Johnson & Johnson and its DePuy Orthopaedics unit were ordered to pay more than $1 billion to six plaintiffs after a Texas jury found that the company hid flaws in its Pinnacle hip implants that led to serious complications.
The federal jury in Dallas concluded that the pharmaceutical giant knew about defects in the hip implants but failed to adequately warn patients and doctors about the risk of device failure. The Dec. 1 verdict includes roughly $30 million in damages for the six California residents and more than $1 billion in punitive damages against the companies.
Mark Lanier, the lead attorney in the suit, hailed the verdict as a victory for consumers and a rebuke against Johnson & Johnson.
“Once again, a jury has listened to the testimony of both sides, and returned a verdict affirming what we’ve known all along: a responsible company would settle these cases and take care of their injured consumers, rather than forcing them through expensive and vexatious litigation just to delay justice,” said Lanier in a statement on his website. “This jury spoke loud and clear, and I hope J&J will finally listen.”
Johnson & Johnson and DePuy denied any wrongdoing and stood by their hip implant products after the verdict.
“DePuy acted appropriately and responsibly in the design and testing of ULTAMET Metal-on-Metal, and the product is backed by a strong track record of clinical data showing reduced pain and restored mobility for patients suffering from chronic hip pain,” said DePuy spokesperson Mindy Tinsley in a statement.
Johnson & Johnson criticized the judge’s handling of the case and immediately announced its intention to challenge the verdict. Lawyers argued that U.S. District Judge James Edgar Kinkeade made rulings that prevented Johnson & Johnson from providing a fair presentation to the jury.
“Now the appellate court will need to review errors” made by the judge, attorney John Beisner said in an e-mailed statement, according to Bloomberg. The company will ask Kinkeade not to schedule any more trials until the appellate review is completed, he said.

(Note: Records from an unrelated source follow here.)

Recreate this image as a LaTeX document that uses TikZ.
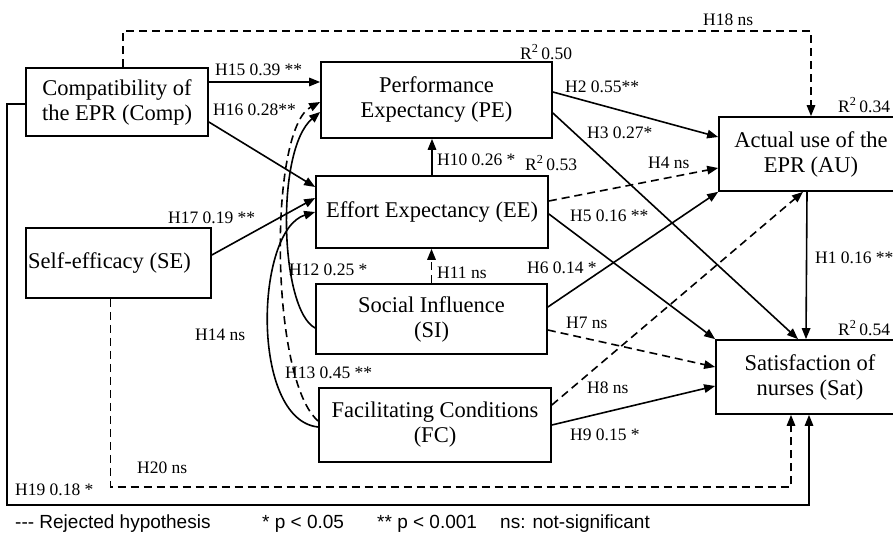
\documentclass[tikz,border=0pt]{standalone}
\usepackage{fontspec}
\setmainfont{Liberation Serif}
\setsansfont{Liberation Sans}
\usepackage{tikz}
\usetikzlibrary{arrows.meta}

\begin{document}
\begin{tikzpicture}[x=1pt, y=-1pt,
    bx/.style={rectangle, draw=black, line width=1.7pt, align=center,
               font=\fontsize{22.5}{25}\selectfont, inner sep=0pt},
    a/.style={-{Triangle[length=11pt, width=8.5pt]}, draw=black, line width=1.6pt},
    da/.style={a, dash pattern=on 8pt off 5pt},
    lb/.style={anchor=west, inner sep=0pt, font=\fontsize{17.5}{19}\selectfont},
    lg/.style={anchor=base west, inner sep=0pt, font=\sffamily\fontsize{19}{21}\selectfont}]
  \useasboundingbox (0,0) rectangle (893,534);
  \node[bx, minimum width=182pt, minimum height=68pt] (comp) at (117,102) {Compatibility of\\the EPR (Comp)};
  \node[bx, minimum width=185pt, minimum height=70pt] (se) at (118.5,263) {Self-efficacy (SE)\hspace*{18pt}};
  \node[bx, minimum width=231pt, minimum height=76pt] (pe) at (436.5,100) {Performance\\Expectancy (PE)};
  \node[bx, minimum width=232pt, minimum height=72pt] (ee) at (432,212) {Effort Expectancy (EE)};
  \node[bx, minimum width=231pt, minimum height=70pt] (si) at (431.5,319) {Social Influence\\(SI)};
  \node[bx, minimum width=232pt, minimum height=74pt] (fc) at (435,425) {Facilitating Conditions\\(FC)};
  \node[bx, minimum width=184pt, minimum height=74pt] (au) at (811,154) {Actual use of the\\EPR (AU)};
  \node[bx, minimum width=188pt, minimum height=74pt] (sat) at (810,377) {Satisfaction of\\nurses (Sat)};

  \draw[da] ([xshift=6pt]comp.north) -- ++(0,-36) -| (au.north);
  \draw[a] ([yshift=20pt]comp.east) -- ([yshift=20pt]comp.east -| pe.west);
  \draw[a] ([yshift=-20pt]comp.east) -- ([yshift=25pt]ee.west);
  \draw[a] ([yshift=8pt]se.east) -- ([yshift=14pt]ee.west);
  \draw[a] ([yshift=-9pt]si.west) .. controls (280,310) and (275,150) .. ([yshift=-12pt]pe.west);
  \draw[da] ([yshift=4pt]fc.west) .. controls (270,380) and (268,130) .. ([yshift=-2pt]pe.west);
  \draw[a] ([yshift=-2pt]fc.west) .. controls (250,420) and (255,230) .. (ee.west);
  \draw[a] (ee.north) -- (pe.south -| ee.north);
  \draw[da] (si.north) -- (ee.south -| si.north);
  \draw[a] ([yshift=8pt]pe.east) -- ([yshift=17pt]au.west);
  \draw[a] ([yshift=-13pt]pe.east) -- ([xshift=-12pt]sat.north);
  \draw[da] ([yshift=11pt]ee.east) -- ([yshift=-14pt]au.west);
  \draw[a] ([yshift=-2pt]ee.east) -- (sat.north west);
  \draw[a] ([yshift=12pt]si.east) -- (au.south west);
  \draw[da] ([yshift=-11pt]si.east) -- ([yshift=10pt]sat.west);
  \draw[da] ([yshift=20pt]fc.east) -- ([xshift=-8pt]au.south);
  \draw[a] (fc.east) -- ([yshift=-9pt]sat.west);
  \draw[a] ([xshift=-4pt]au.south) -- ([xshift=-4pt]sat.north);
  \draw[da] ([xshift=-8pt]se.south) -- ++(0,188) -| ([xshift=-19pt]sat.south);
  \draw[a] ([yshift=-2pt]comp.west) -- ++(-18,0) -- ++(0,401) -| ([xshift=-1pt]sat.south);

  \node[lb] (l18) at (703,20) {H18 ns};
  \node[lb] (l15) at (215,70) {H15 0.39 **};
  \node[lb] (l16) at (213,110) {H16 0.28**};
  \node[lb] (l17) at (168,218) {H17 0.19 **};
  \node[lb] (rpe) at (520,52) {R\textsuperscript{2}\,0.50};
  \node[lb] (l2) at (565,87) {H2 0.55**};
  \node[lb] (l3) at (587,133) {H3 0.27*};
  \node[lb] (rau) at (838,105) {R\textsuperscript{2}\,0.34};
  \node[lb] (l10) at (437,160) {H10 0.26 *};
  \node[lb] (ree) at (525,163) {R\textsuperscript{2}\,0.53};
  \node[lb] (l4) at (648,163) {H4 ns};
  \node[lb] (l5) at (570,216) {H5 0.16 **};
  \node[lb] (l11) at (437,273) {H11 ns};
  \node[lb] (l6) at (527,268) {H6 0.14 *};
  \node[lb] (l1) at (815,258) {H1 0.16 **};
  \node[lb] (l12) at (289,270) {H12 0.25 *};
  \node[lb] (l14) at (195,335) {H14 ns};
  \node[lb] (l13) at (285,373) {H13 0.45 **};
  \node[lb] (l7) at (566,323) {H7 ns};
  \node[lb] (l8) at (587,388) {H8 ns};
  \node[lb] (l9) at (570,435) {H9 0.15 *};
  \node[lb] (rsat) at (838,328) {R\textsuperscript{2}\,0.54};
  \node[lb] (l20) at (137,468) {H20 ns};
  \node[lb] (l19) at (15,490) {H19 0.18 *};

  \node[lg] (lrej) at (15,528) {-{}-{}- Rejected hypothesis};
  \node[lg] (lp1) at (262,528) {* p < 0.05};
  \node[lg] (lp2) at (377,528) {** p < 0.001};
  \node[lg] (lns) at (500,528) {ns: not-significant};
\end{tikzpicture}
\end{document}
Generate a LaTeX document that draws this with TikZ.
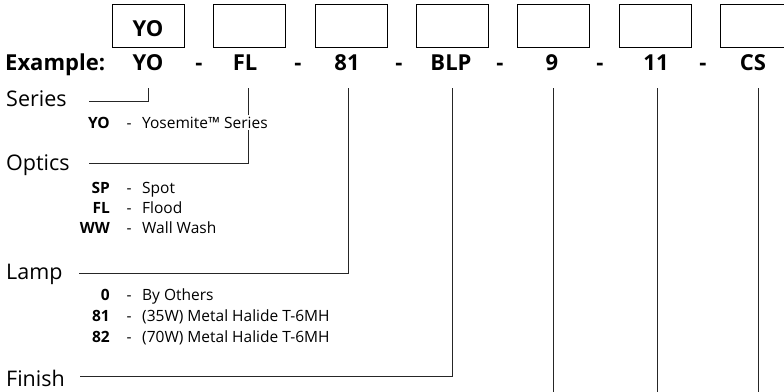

Thousands of Pinnacle Lawsuits Still Pending
Almost 9,000 additional cases against Johnson & Johnson for manufacturing and marketing a defective device are still pending before Judge Kinkeade in the Northern District of Texas. The case earlier this month is the third of what’s called a bellwether trial. This is when select Multilitigation District (MDL) cases go to trial to help guide the decision of similar cases still pending.
A jury in the first bellwether case in 2014 cleared Johnson & Johnson and DePuy of liability from a Montana woman’s claim that a defective Pinnacle device resulted in metal particles seeping into her bloodstream.
In the second test case from March 2016, Johnson & Johnson was ordered to pay $502 million to a group of patients also alleging that the company hid flaws in its artificial hips, which resulted in pain and additional surgeries. The federal jury awarded $142 million in damages and $360 million in punitive damages. Judge Kinkeade reduced the punitive damages to $10 million based on a Texas statutory cap.
With the third bellwether case going against Johnson & Johnson, plaintiffs are expecting the company to start exploring settlement options. Johnson & Johnson turned down a $1.8 million settlement offer before the trial.
“The jury is telling J&J that they better settle these cases soon,” Lanier told Bloomberg. “All they are doing by trying more of these cases is driving up their costs and driving the company’s reputation into the mud.”
So far, Johnson & Johnson has not indicated it will settle any cases and is continuing efforts to appeal its two losses related to Pinnacle. Despite efforts by the pharmaceutical company to stop any future cases while the appeals are pending, another test trial involving claims from 10 Pinnacle hip recipients is scheduled for September 2017.